Quand la procession arrive à la porte de Maastricht, il est près
de minuit. La porte, qui était fermée, s’ouvre toute seule. Et quand saint Servais
l'a franchie, il se retourne vers ceux qui l'avaient accompagné en faisant sur eux le signe de
la croix. Il dit alors à chacun de s’en aller là où il veut. Alors tout le monde, spécialement les
clercs, se met à pleurer avec beaucoup d'émotion disant en substance : « Saint pasteur, qu'allons-nous
faire et devenir sans toi ? ». Saint Servais leur donne
alors la bénédiction en pleurant lui aussi, puis il se détourne, les laissant
mener leur deuil qui était très grand. Ensuite il se rend dans l’église
Saint-Pierre, entre dans la crypte ‒ déjà construite apparemment
‒ et y dépose le trésor qu’il
avait apporté de Tongres.
Il vivra encore trois ans, une mention qui semble
propre au chroniqueur liégeois, car elle n'apparaît pas dans la tradition
antérieure.

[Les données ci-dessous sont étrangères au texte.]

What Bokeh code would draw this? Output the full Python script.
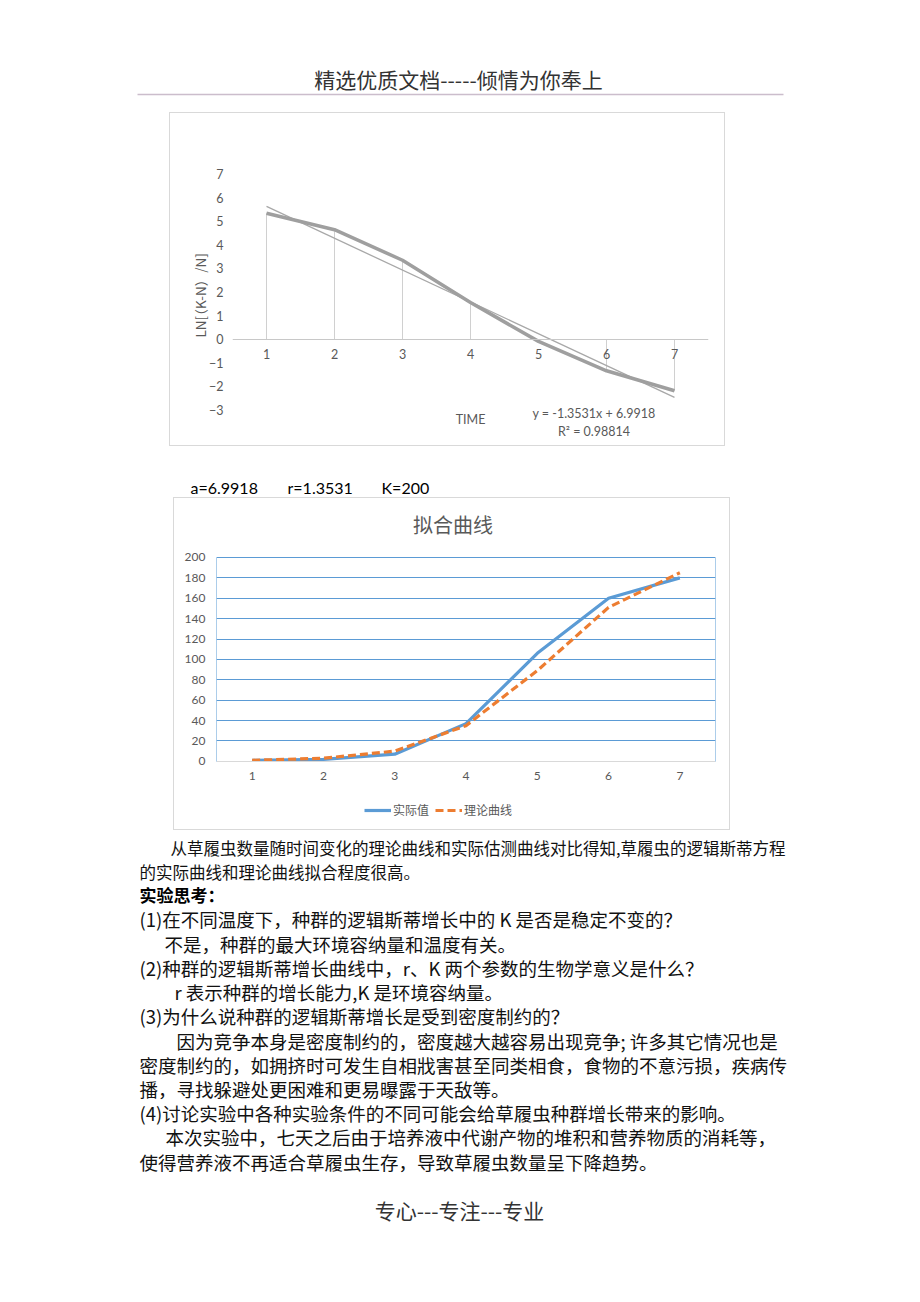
from bokeh.plotting import figure
from bokeh.models import Range1d, Label, Legend, LegendItem, FixedTicker
from bokeh.layouts import column
from bokeh.core.properties import value
from bokeh.embed import file_html
from bokeh.resources import INLINE

# ---------------- data ----------------
days = [1, 2, 3, 4, 5, 6, 7]
ln_ratio = [5.35, 4.65, 3.35, 1.55, -0.1, -1.35, -2.2]      # LN[(K-N)/N]
trend_intercept = 6.9918
trend_slope = -1.3531
trend_x = [1, 7]
actual = [1, 2, 7, 37, 106, 160, 180]                      # 实际值
theory = [1, 3, 10, 35, 89, 151, 185]                      # 理论曲线
y1_ticks = [-3, -2, -1, 0, 1, 2, 3, 4, 5, 6, 7]
y2_ticks = [0, 20, 40, 60, 80, 100, 120, 140, 160, 180, 200]
params = ["a=6.9918", "r=1.3531", "K=200"]

header_text = "精选优质文档-----倾情为你奉上"
footer_text = "专心---专注---专业"
para_lines = [
    "从草履虫数量随时间变化的理论曲线和实际估测曲线对比得知,草履虫的逻辑斯蒂方程",
    "的实际曲线和理论曲线拟合程度很高。",
]
heading = "实验思考："
qa_lines = [
    "(1)在不同温度下，种群的逻辑斯蒂增长中的 K 是否是稳定不变的？",
    "不是，种群的最大环境容纳量和温度有关。",
    "(2)种群的逻辑斯蒂增长曲线中，r、K 两个参数的生物学意义是什么？",
    "r 表示种群的增长能力,K 是环境容纳量。",
    "(3)为什么说种群的逻辑斯蒂增长是受到密度制约的？",
    "因为竞争本身是密度制约的，密度越大越容易出现竞争; 许多其它情况也是",
    "密度制约的，如拥挤时可发生自相戕害甚至同类相食，食物的不意污损，疾病传",
    "播，寻找躲避处更困难和更易曝露于天敌等。",
    "(4)讨论实验中各种实验条件的不同可能会给草履虫种群增长带来的影响。",
    "本次实验中，七天之后由于培养液中代谢产物的堆积和营养物质的消耗等，",
    "使得营养液不再适合草履虫生存，导致草履虫数量呈下降趋势。",
]

CJK_NAME = "Noto Sans CJK SC"
LAT_NAME = "Lato"
CJK = value(CJK_NAME)
LAT = value(LAT_NAME)
GREY = "#595959"
X_LO, X_HI = 0.5, 7.5


def page_fig(h):
    f = figure(width=920, height=h, x_range=Range1d(0, 920), y_range=Range1d(h, 0),
               output_backend="svg", toolbar_location=None, min_border=0,
               x_axis_location=None, y_axis_location=None)
    f.frame_align = False
    f.grid.visible = False
    f.outline_line_color = None
    f.background_fill_color = "white"
    return f


# ---------------- header ----------------
top = page_fig(112)
top.text(x=[458], y=[78], text=[header_text], text_font=CJK, text_font_size="21px",
         text_align="center", text_baseline="middle", text_color="#333333")
top.segment(x0=[137], y0=[94], x1=[783], y1=[94], line_color="#cbbdcc", line_width=1.5)

# ---------------- chart 1 ----------------
c1 = figure(width=556, height=334, x_range=Range1d(X_LO, X_HI), y_range=Range1d(-4.4, 8.4),
            output_backend="svg", toolbar_location=None,
            min_border_left=62, min_border_right=18, min_border_top=28, min_border_bottom=5)
c1.frame_align = False
c1.margin = (0, 0, 0, 169)
c1.styles = {"border": "1px solid #d9d9d9", "box-sizing": "border-box"}
c1.grid.visible = False
c1.outline_line_color = None
c1.xaxis.fixed_location = 0
c1.xaxis.ticker = FixedTicker(ticks=days)
c1.xaxis.major_tick_line_color = None
c1.xaxis.minor_tick_line_color = None
c1.xaxis.major_tick_out = 0
c1.xaxis.axis_line_color = "#c8c8c8"
c1.xaxis.major_label_standoff = 10
c1.yaxis.ticker = FixedTicker(ticks=y1_ticks)
c1.yaxis.axis_line_color = None
c1.yaxis.major_tick_line_color = None
c1.yaxis.minor_tick_line_color = None
c1.yaxis.major_tick_out = 0
c1.yaxis.major_label_standoff = 9
c1.yaxis.axis_label = "LN[（K-N）/N]"
c1.yaxis.axis_label_standoff = -4
c1.yaxis.axis_label_text_font = CJK_NAME
c1.yaxis.axis_label_text_font_style = "normal"
c1.yaxis.axis_label_text_font_size = "13.5px"
c1.yaxis.axis_label_text_color = GREY
for ax in (c1.xaxis, c1.yaxis):
    ax.major_label_text_font = LAT_NAME
    ax.major_label_text_font_size = "12.5px"
    ax.major_label_text_color = GREY

c1.segment(x0=days, y0=[0] * len(days), x1=days, y1=ln_ratio, line_color="#d0d0d0", line_width=1)
trend_y = [trend_intercept + trend_slope * x for x in trend_x]
c1.line(trend_x, trend_y, line_color="#a8a8a8", line_width=1.3)
c1.line(days, ln_ratio, line_color="#9f9f9f", line_width=3.5, line_join="round")

c1.add_layout(Label(x=4.0, y=-3.43, text="TIME", text_font=LAT_NAME, text_font_size="12.5px",
                    text_color=GREY, text_align="center", text_baseline="middle"))
c1.add_layout(Label(x=5.816, y=-3.15, text="y = -1.3531x + 6.9918", text_font=LAT_NAME,
                    text_font_size="12.5px", text_color=GREY, text_align="center",
                    text_baseline="middle"))
c1.add_layout(Label(x=5.816, y=-3.94, text="R² = 0.98814", text_font=LAT_NAME,
                    text_font_size="12.5px", text_color=GREY, text_align="center",
                    text_baseline="middle"))

# ---------------- parameter line ----------------
mid = page_fig(51)
mid.text(x=[190, 287, 381], y=[41, 41, 41], text=params, text_font=LAT, text_font_size="16px",
         text_align="left", text_baseline="middle", text_color="#000000")

# ---------------- chart 2 ----------------
c2 = figure(width=557, height=333, x_range=Range1d(X_LO, X_HI), y_range=Range1d(-61, 250),
            output_backend="svg", toolbar_location=None,
            min_border_left=42, min_border_right=16, min_border_top=8, min_border_bottom=8)
c2.frame_align = False
c2.margin = (0, 0, 0, 173)
c2.styles = {"border": "1px solid #d9d9d9", "box-sizing": "border-box"}
c2.xgrid.visible = False
c2.ygrid.ticker = FixedTicker(ticks=y2_ticks)
c2.ygrid.grid_line_color = "#5b9bd5"
c2.ygrid.grid_line_width = 1
c2.outline_line_color = None
c2.xaxis.fixed_location = 0
c2.xaxis.ticker = FixedTicker(ticks=days)
c2.xaxis.major_tick_line_color = None
c2.xaxis.minor_tick_line_color = None
c2.xaxis.major_tick_out = 0
c2.xaxis.axis_line_color = "#d9d9d9"
c2.xaxis.major_label_standoff = 11
c2.yaxis.ticker = FixedTicker(ticks=y2_ticks)
c2.yaxis.axis_line_color = None
c2.yaxis.major_tick_line_color = None
c2.yaxis.minor_tick_line_color = None
c2.yaxis.major_tick_out = 0
c2.yaxis.major_label_standoff = 11
for ax in (c2.xaxis, c2.yaxis):
    ax.major_label_text_font = LAT_NAME
    ax.major_label_text_font_size = "12px"
    ax.major_label_text_color = GREY

# plot-area side borders (left / right) from the range limits
c2.segment(x0=[X_LO, X_HI], y0=[y2_ticks[0]] * 2, x1=[X_LO, X_HI], y1=[y2_ticks[-1]] * 2,
           line_color="#5b9bd5", line_width=1)

r_act = c2.line(days, actual, line_color="#5b9bd5", line_width=3.2, line_join="round")
r_th = c2.line(days, theory, line_color="#ed7d31", line_width=3.2, line_dash="8 4")

c2.add_layout(Label(x=3.817, y=232, text="拟合曲线", text_font=CJK_NAME, text_font_size="20px",
                    text_color=GREY, text_align="center", text_baseline="middle"))
legend = Legend(items=[LegendItem(label="实际值", renderers=[r_act]),
                       LegendItem(label="理论曲线", renderers=[r_th])],
                orientation="horizontal", location=(148, 5), padding=0, margin=0,
                spacing=6, label_standoff=2, glyph_width=27, glyph_height=16,
                label_height=16, border_line_color=None, background_fill_alpha=0,
                label_text_font=CJK_NAME, label_text_font_size="12px", label_text_color=GREY)
c2.add_layout(legend)

# ---------------- body text ----------------
bottom = page_fig(472)
Y0 = 830
bottom.text(x=[170, 139], y=[847 - Y0, 871 - Y0], text=para_lines, text_font=CJK,
            text_font_size="16.5px", text_align="left", text_baseline="middle",
            text_color="#111111")
bottom.text(x=[139], y=[894 - Y0], text=[heading], text_font=CJK, text_font_size="17px",
            text_font_style="bold", text_align="left", text_baseline="middle",
            text_color="#000000")
qa_x = [139, 164, 139, 174, 139, 176, 139, 139, 139, 165, 139]
qa_y = [918, 943, 967, 991, 1015, 1040, 1064, 1088, 1112, 1136, 1161]
bottom.text(x=qa_x, y=[v - Y0 for v in qa_y], text=qa_lines, text_font=CJK,
            text_font_size="18.5px", text_align="left", text_baseline="middle",
            text_color="#111111")
bottom.text(x=[459], y=[1209 - Y0], text=[footer_text], text_font=CJK, text_font_size="21px",
            text_align="center", text_baseline="middle", text_color="#333333")

page = column(top, c1, mid, c2, bottom, spacing=0)
open("out.html", "w").write(file_html(page, INLINE))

En II, p. 94, le chroniqueur liégeois ne précise pas le lieu exact
de son habitation, mais, un peu plus loin (en II, p. 96),
il dit clairement que Servais « fut enseveli dans la crypte de l’église où il
avait vécu trois ans ». Il s'agit donc bien de l'église Saint-Pierre, fondée
jadis par Materne, dont avait parlé saint Pierre lors de son apparition à Rome.
Dans le même passage (II, p. 96), Jean signale encore que « plus tard, le corps de
saint Servais [ainsi que le trésor dont la clé] sera transporté de là dans la crypte de l’église que saint Monulphe, évêque, fonda à
Maastricht même en l’honneur de saint Barthélemy. » Il annonce ainsi une
translation sur laquelle il reviendra en II, p. 252, sous l'épiscopat de
Monulphe, onzième successeur de Servais, au VIe siècle.
Jean termine la seconde partie de sa biographie de saint Servais en présentant
son personnage comme « vrai confesseur et dixième évêque de Tongres », et, comme
Gilles, il donne la date de sa mort (mai 388). Cela se passait donc sous
l'empereur Gratien.
La suite de l'histoire du saint se trouve en
II, p. 96-99
et sera discutée dans le troisième et dernier dossier qui lui est consacré (D13).